Bingo Affiliates – Television advertising is fine, but to reach internet users bingo suppliers realised they had to move their advertising campaign online. Bingo affiliate sites are effectively comparison websites.
Suppliers from almost every company regularly use these sites as proxy advertisers. Website users benefit from being able to compare online bingo suppliers, the website benefits through increased traffic and revenues and bingo companies benefit by having their company’s name being shared to a wide audience of bingo lovers.
Drag Bingo
Light hearted comedy and bingo calling have forever gone hand in hand, with callers being heralded for comedic lines such as, “8 and 8, two fat ladies…” So it was no surprise in the 1990s when bingo was reclaimed by another part of the comedy community.
In Seattle Judy Werle – the director of the Chicken Support Brigade – teamed bingo together with drag queens as a way of raising money to support members of the LGBT+ community who were affected by AIDS.
The ‘two fat ladies’ jokey bingo call soon took on a new, edgier take.
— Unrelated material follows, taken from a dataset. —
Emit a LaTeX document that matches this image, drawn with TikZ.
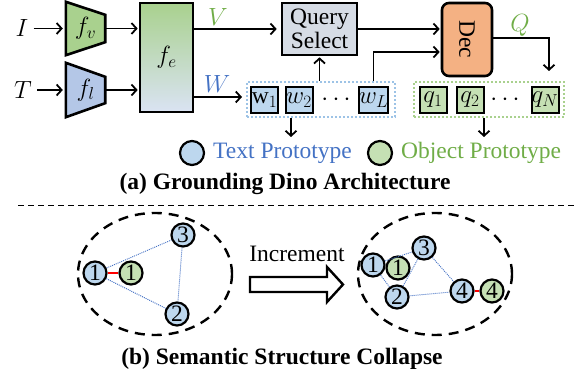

Throughout the 1990s and the 2000s drag bingo grew in popularity, spreading throughout the United States and into Europe and Australasia.
Ru Paul’s reality TV show Drag Race helped to thrust drag queens into the public eye, thus massively increasing the popularity of drag bingo. Weekly drag bingo events are no a regular fixture in almost every major city around the world (and some rubbish cities too!)
Bingo halls who had been in desperate need of a saviour found one in the shape of glamorous, sequin clad drag queens. It wasn’t exactly a match made in heaven, but inexplicably it worked.
Despite having higher participation levels than most sports in the United Kingdom in the 1960s and 1970s, bingo soon fell from grace. Its problem was a failure to adapt and change to shifting public trends and interests.
That failure to move with the times was almost terminal for bingo, until the internet pioneers remarketed it. At time of writing bingo is still nowhere near its previous highs, but it is doing everything right to draw in the next generation of players.